> **EXERCISE BRIEF**: Restate the data below word for word. Skip any images it contains.

> **SUPPLIED MATERIAL**:
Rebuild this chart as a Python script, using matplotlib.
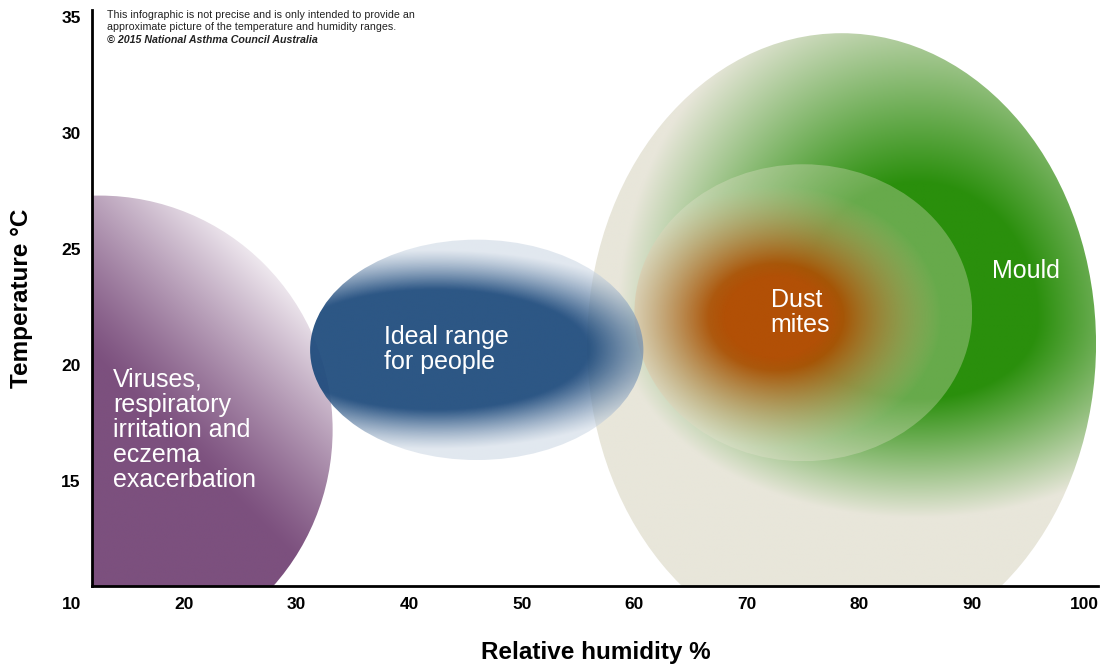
import numpy as np
import matplotlib
matplotlib.use("Agg")
from matplotlib import pyplot as plt
from matplotlib.patches import Ellipse

plt.rcParams['font.family'] = ['Liberation Sans', 'DejaVu Sans']

# zones: humidity (x) and temperature (y) ranges
zones = ["Viruses,\nrespiratory\nirritation and\neczema\nexacerbation",
         "Ideal range\nfor people", "Mould", "Dust\nmites"]
hum_center = [12.5, 46.0, 78.4, 75.0]
hum_half = [20.7, 14.8, 22.6, 15.0]
temp_center = [17.2, 20.65, 20.9, 22.25]
temp_half = [10.1, 4.75, 13.4, 6.4]
label_pos = [(13.7, 17.2), (37.75, 20.65), (91.75, 24.05), (72.1, 22.24)]

xticks = [10, 20, 30, 40, 50, 60, 70, 80, 90, 100]
yticks = [15, 20, 25, 30, 35]
X0, X1 = 10, 101.2
Y0, Y1 = 10.47, 35.3
SPINE_X = 11.8


def mix(c1, c2, t):
    c1 = np.array(c1) / 255.0
    c2 = np.array(c2) / 255.0
    t = t[..., None]
    return c1 * (1 - t) + c2 * t


def purple_fill(U, V):
    t = np.clip((0.7 * U + 0.7 * V - 0.2) / 0.8, 0, 1) ** 1.2
    rgb = mix((124, 80, 126), (240, 234, 240), t)
    return np.dstack([rgb, np.ones(U.shape)])


def blue_fill(U, V):
    r = np.sqrt(((U + 0.25) / 1.35) ** 2 + (V / 0.8) ** 2)
    s = np.clip((r - 0.68) / 0.45, 0, 1) ** 1.1
    rgb = mix((29, 74, 124), (200, 212, 226), s)
    a = 0.93 - 0.4 * s
    return np.dstack([rgb, a])


def mould_fill(U, V):
    du = (U - 0.3) / 1.18
    dv = np.where(V > 0.08, (V - 0.08) / 1.1, (V - 0.08) / 0.64)
    d = np.sqrt(du ** 2 + dv ** 2)
    g = np.clip((1 - d) / 0.6, 0, 1)
    rgb = mix((232, 230, 218), (42, 143, 12), g)
    return np.dstack([rgb, np.ones(U.shape)])


def dust_fill(U, V):
    r = np.sqrt(((U + 0.16) / 1.0) ** 2 + ((V + 0.03) / 0.9) ** 2)
    w = np.clip(1 - r / 0.98, 0, 1) ** 0.9
    rgb = mix((236, 230, 212), (178, 80, 6), np.clip(w * 1.6, 0, 1))
    a = 0.32 + 0.68 * np.clip(w * 1.4, 0, 1)
    return np.dstack([rgb, a])


def draw_zone(ax, i, fill, z, xlo=None):
    cx, cy, rx, ry = hum_center[i], temp_center[i], hum_half[i], temp_half[i]
    xlo = cx - rx if xlo is None else xlo
    ext = (xlo, cx + rx, max(cy - ry, Y0), min(cy + ry, Y1))
    xs = np.linspace(ext[0], ext[1], 500)
    ys = np.linspace(ext[2], ext[3], 500)
    X, Y = np.meshgrid(xs, ys)
    img = fill((X - cx) / rx, (Y - cy) / ry)
    im = ax.imshow(img, extent=ext, origin='lower', aspect='auto',
                   interpolation='bilinear', zorder=z)
    clip = Ellipse((cx, cy), 2 * rx, 2 * ry, transform=ax.transData,
                   facecolor='none', edgecolor='none')
    ax.add_patch(clip)
    im.set_clip_path(clip)


fig = plt.figure(figsize=(11.07, 6.66), dpi=100)
ax = fig.add_axes([71.4 / 1107, 80 / 666, (1098.3 - 71.4) / 1107, 576 / 666])

# spine setup first: moving a spine resets the tick labels
ax.spines['top'].set_visible(False)
ax.spines['right'].set_visible(False)
ax.spines['left'].set_position(('data', SPINE_X))
ax.spines['bottom'].set_bounds(SPINE_X, X1)
ax.spines['left'].set_linewidth(2)
ax.spines['bottom'].set_linewidth(2)
ax.spines['left'].set_zorder(7)
ax.spines['bottom'].set_zorder(7)
ax.set_facecolor('none')

draw_zone(ax, 0, purple_fill, 1, xlo=SPINE_X)
draw_zone(ax, 2, mould_fill, 2)
draw_zone(ax, 3, dust_fill, 3)
draw_zone(ax, 1, blue_fill, 4)

for name, (lx, ly) in zip(zones, label_pos):
    ax.text(lx, ly, name, color='white', fontsize=18, ha='left', va='center',
            linespacing=1.05, zorder=6)

ax.set_xlim(X0, X1)
ax.set_ylim(Y0, Y1)
ax.set_xticks(xticks)
ax.set_xticklabels([str(v) for v in xticks], fontweight='bold', fontsize=12.5)
ax.set_yticks(yticks)
ax.set_yticklabels([str(v) for v in yticks], fontweight='bold', fontsize=12.5)
ax.tick_params(length=0, pad=8)

fig.text(596 / 1107, 1 - 652 / 666, "Relative humidity %", ha='center', va='center',
         fontsize=17.5, fontweight='bold')
fig.text(22 / 1107, 1 - 298 / 666, "Temperature °C", ha='center', va='center',
         rotation=90, fontsize=17.5, fontweight='bold')

fig.text(107 / 1107, 1 - 21 / 666,
         "This infographic is not precise and is only intended to provide an\n"
         "approximate picture of the temperature and humidity ranges.",
         ha='left', va='center', fontsize=7.7, linespacing=1.35, color='#222222')
fig.text(107 / 1107, 1 - 40 / 666, "© 2015 National Asthma Council Australia",
         ha='left', va='center', fontsize=7.7, fontweight='bold', style='italic',
         color='#222222')

fig.savefig('out.png', dpi=100)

> **TASK RESULT**:
Rebuild this chart as a Python script, using matplotlib.
import numpy as np
import matplotlib
matplotlib.use("Agg")
from matplotlib import pyplot as plt
from matplotlib.patches import Ellipse

plt.rcParams['font.family'] = ['Liberation Sans', 'DejaVu Sans']

# zones: humidity (x) and temperature (y) ranges
zones = ["Viruses,\nrespiratory\nirritation and\neczema\nexacerbation",
         "Ideal range\nfor people", "Mould", "Dust\nmites"]
hum_center = [12.5, 46.0, 78.4, 75.0]
hum_half = [20.7, 14.8, 22.6, 15.0]
temp_center = [17.2, 20.65, 20.9, 22.25]
temp_half = [10.1, 4.75, 13.4, 6.4]
label_pos = [(13.7, 17.2), (37.75, 20.65), (91.75, 24.05), (72.1, 22.24)]

xticks = [10, 20, 30, 40, 50, 60, 70, 80, 90, 100]
yticks = [15, 20, 25, 30, 35]
X0, X1 = 10, 101.2
Y0, Y1 = 10.47, 35.3
SPINE_X = 11.8


def mix(c1, c2, t):
    c1 = np.array(c1) / 255.0
    c2 = np.array(c2) / 255.0
    t = t[..., None]
    return c1 * (1 - t) + c2 * t


def purple_fill(U, V):
    t = np.clip((0.7 * U + 0.7 * V - 0.2) / 0.8, 0, 1) ** 1.2
    rgb = mix((124, 80, 126), (240, 234, 240), t)
    return np.dstack([rgb, np.ones(U.shape)])


def blue_fill(U, V):
    r = np.sqrt(((U + 0.25) / 1.35) ** 2 + (V / 0.8) ** 2)
    s = np.clip((r - 0.68) / 0.45, 0, 1) ** 1.1
    rgb = mix((29, 74, 124), (200, 212, 226), s)
    a = 0.93 - 0.4 * s
    return np.dstack([rgb, a])


def mould_fill(U, V):
    du = (U - 0.3) / 1.18
    dv = np.where(V > 0.08, (V - 0.08) / 1.1, (V - 0.08) / 0.64)
    d = np.sqrt(du ** 2 + dv ** 2)
    g = np.clip((1 - d) / 0.6, 0, 1)
    rgb = mix((232, 230, 218), (42, 143, 12), g)
    return np.dstack([rgb, np.ones(U.shape)])


def dust_fill(U, V):
    r = np.sqrt(((U + 0.16) / 1.0) ** 2 + ((V + 0.03) / 0.9) ** 2)
    w = np.clip(1 - r / 0.98, 0, 1) ** 0.9
    rgb = mix((236, 230, 212), (178, 80, 6), np.clip(w * 1.6, 0, 1))
    a = 0.32 + 0.68 * np.clip(w * 1.4, 0, 1)
    return np.dstack([rgb, a])


def draw_zone(ax, i, fill, z, xlo=None):
    cx, cy, rx, ry = hum_center[i], temp_center[i], hum_half[i], temp_half[i]
    xlo = cx - rx if xlo is None else xlo
    ext = (xlo, cx + rx, max(cy - ry, Y0), min(cy + ry, Y1))
    xs = np.linspace(ext[0], ext[1], 500)
    ys = np.linspace(ext[2], ext[3], 500)
    X, Y = np.meshgrid(xs, ys)
    img = fill((X - cx) / rx, (Y - cy) / ry)
    im = ax.imshow(img, extent=ext, origin='lower', aspect='auto',
                   interpolation='bilinear', zorder=z)
    clip = Ellipse((cx, cy), 2 * rx, 2 * ry, transform=ax.transData,
                   facecolor='none', edgecolor='none')
    ax.add_patch(clip)
    im.set_clip_path(clip)


fig = plt.figure(figsize=(11.07, 6.66), dpi=100)
ax = fig.add_axes([71.4 / 1107, 80 / 666, (1098.3 - 71.4) / 1107, 576 / 666])

# spine setup first: moving a spine resets the tick labels
ax.spines['top'].set_visible(False)
ax.spines['right'].set_visible(False)
ax.spines['left'].set_position(('data', SPINE_X))
ax.spines['bottom'].set_bounds(SPINE_X, X1)
ax.spines['left'].set_linewidth(2)
ax.spines['bottom'].set_linewidth(2)
ax.spines['left'].set_zorder(7)
ax.spines['bottom'].set_zorder(7)
ax.set_facecolor('none')

draw_zone(ax, 0, purple_fill, 1, xlo=SPINE_X)
draw_zone(ax, 2, mould_fill, 2)
draw_zone(ax, 3, dust_fill, 3)
draw_zone(ax, 1, blue_fill, 4)

for name, (lx, ly) in zip(zones, label_pos):
    ax.text(lx, ly, name, color='white', fontsize=18, ha='left', va='center',
            linespacing=1.05, zorder=6)

ax.set_xlim(X0, X1)
ax.set_ylim(Y0, Y1)
ax.set_xticks(xticks)
ax.set_xticklabels([str(v) for v in xticks], fontweight='bold', fontsize=12.5)
ax.set_yticks(yticks)
ax.set_yticklabels([str(v) for v in yticks], fontweight='bold', fontsize=12.5)
ax.tick_params(length=0, pad=8)

fig.text(596 / 1107, 1 - 652 / 666, "Relative humidity %", ha='center', va='center',
         fontsize=17.5, fontweight='bold')
fig.text(22 / 1107, 1 - 298 / 666, "Temperature °C", ha='center', va='center',
         rotation=90, fontsize=17.5, fontweight='bold')

fig.text(107 / 1107, 1 - 21 / 666,
         "This infographic is not precise and is only intended to provide an\n"
         "approximate picture of the temperature and humidity ranges.",
         ha='left', va='center', fontsize=7.7, linespacing=1.35, color='#222222')
fig.text(107 / 1107, 1 - 40 / 666, "© 2015 National Asthma Council Australia",
         ha='left', va='center', fontsize=7.7, fontweight='bold', style='italic',
         color='#222222')

fig.savefig('out.png', dpi=100)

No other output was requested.